The participants expected to focus their attention on making learning objects, things that could be used by instructors in the classroom. They found early on that doing so wasn't that important. They could find/buy the learning objects they needed much more efficiently than making them. Instead, what they found was that the social collaboration and networking between participants was really the focus and benefit of the project, acting as a starting point and "proof of concept" for the different institutions which soon after the project spread out onto their own islands, expanding on what they had learned during SUNY Live. The focus during meetings f2f and in world was hashing out the pedagogical approaches and value of what they could do in SL. For example, presentation of information, such as with Power Point, became much less important than constructivist activity, where students work together to solve a problem rather than being lectured to.

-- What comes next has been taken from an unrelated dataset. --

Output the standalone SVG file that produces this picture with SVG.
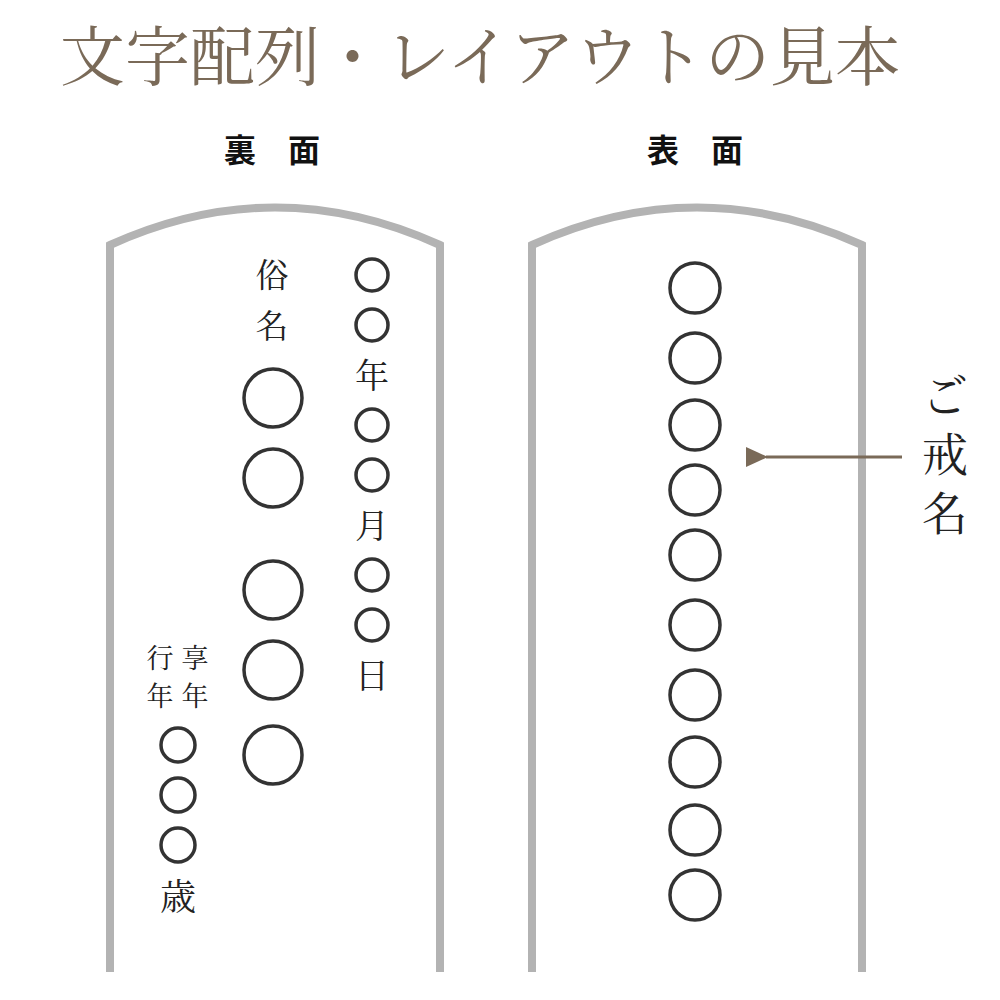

And then Marcius said something that became a blinding flash of the obvious for me: "we look at [the SL project] like the early days of online learning."

His saying that, while my avatar sat on a floating cushion overlooking a virtual ocean, brought me back to 1996, when a handful of LCC faculty met with Chuck Bettencourt (I hope I remember his name correctly!) weekly to hash out what online learning should look like, how it should work, with even the most basic questions creating argument and puzzlement, such as when does an online class start, how does a student find out about assignments, can you email grades and so on, or even what should the link buttons look like!

In other words, the use of virtual worlds for online education leads colleges, universities, instructional designers, instructors to fundamental questions about what education looks like in a virtual world, creating a steep learning curve for all involved, where experimentation, risk taking, dealing with the vagaries of newish software creates a chaos from which both frustration and new pathways of learning both coexist.

Been there, done that. Those working with SL certainly are on the vanguard of online education, as we were in 1996. So, at some level, I know what to expect. But then again--I was quite a bit younger then!!!!!!!!!!!!!!